ANN ARBOR - If last season’s games are any indication, expect two nail-biters out of Michigan and Michigan State this weekend. Each time the two rivals met last year, the games either went to a shootout or were decided by one goal. The Wolverines earned the slight 3-1-1 advantage in that season series, though each game could’ve gone either way.
Both teams have gotten off to slower starts than they would have liked in the CCHA this season, and the six points that hang in the balance for this weekend’s home-and-home are crucial.
Translation: It could easily be more of the same when the Spartans and Wolverines meet, beginning Friday night at Yost Ice Arena in Ann Arbor.
And if Michigan wants to erase memories from a disappointing two-point weekend at Northern Michigan last weekend, it will need to find a way to slow down a red-hot Michigan State power play, which is connecting on over 25 percent of its opportunities right now.
Earlier this season, it appeared the Wolverines’ penalty killers were in for an impressive campaign, killing the first 10 penalties they faced. But since, things have slowed down considerably, and the Northern Michigan power play found consistent success against Michigan.
The Wolverine power play will certainly get its chance as well, considering the Spartans lead the CCHA with 125 penalty minutes.
For Michigan coach Red Berenson, the weekend will come down to whichever team plays the smartest hockey.
“I think it will be a weekend of mistakes,” Berenson said. “Whatever team can force the other team to make the most mistakes could be costly.”
The Wolverines need to stay out of the box to make sure the Spartans don’t even get the chance to capitalize on those opportunities.
Meanwhile, a lot of the focus will be on Michigan’s growing depth on the blue line. This week, Berenson seemed optimistic that sophomore defenseman Brennan Serville would return against Michigan State after not traveling to Marquette last weekend.
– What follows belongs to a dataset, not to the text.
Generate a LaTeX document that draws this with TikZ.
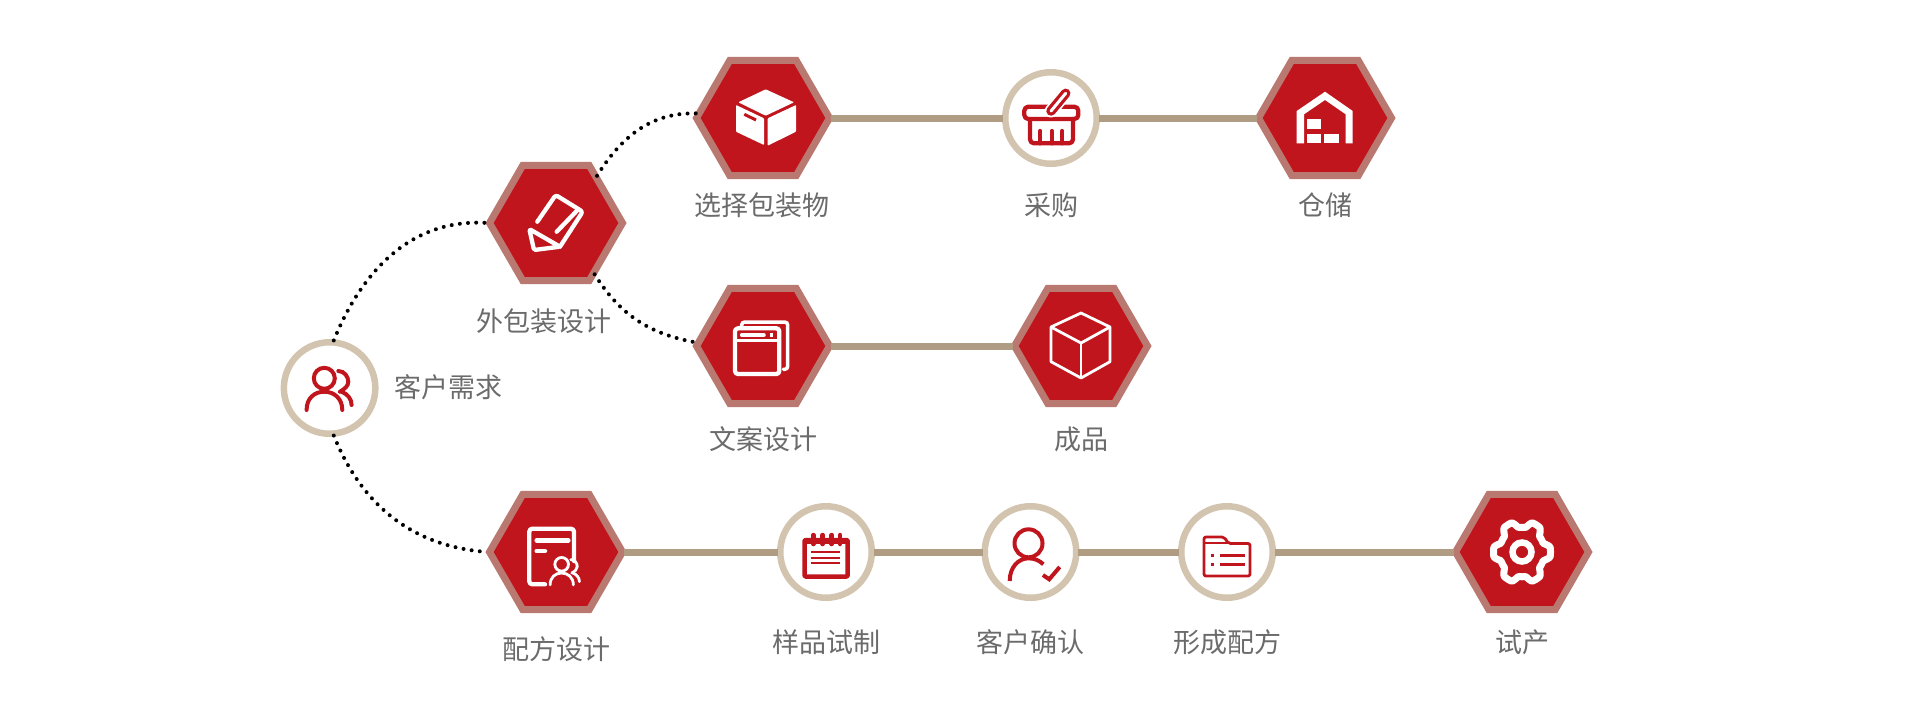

Obviously, the loss of defenseman Jon Merrill to an injury in the exhibition opener has hurt the Wolverines considerably, but the Michigan defense will be boosted by the return of freshman standout Jacob Trouba who is returning to action after a disqualification penalty that kept him out of the Northern Michigan series. Last weekend, the defense situation got so slim for the Wolverines that forward Jeff Rohrkemper needed to slide back and help out, much to Berenson’s approval.
“He’s got the ingredients (of a defenseman),” Berenson said. “He’s smart, he passes the puck well and has good defensive instincts.”
Berenson didn’t have a specific way to prepare for a rivalry that has seen notoriously close games recently, but he did note that these are the type of games Michigan dreams of playing.
“Normally, there’s a little more urgency and a sense of importance,” Berenson said. “There’s a little more buzz around the games, before the games, the fans, especially when you’re playing at home. … We belong in this game. We’re ready for this game.”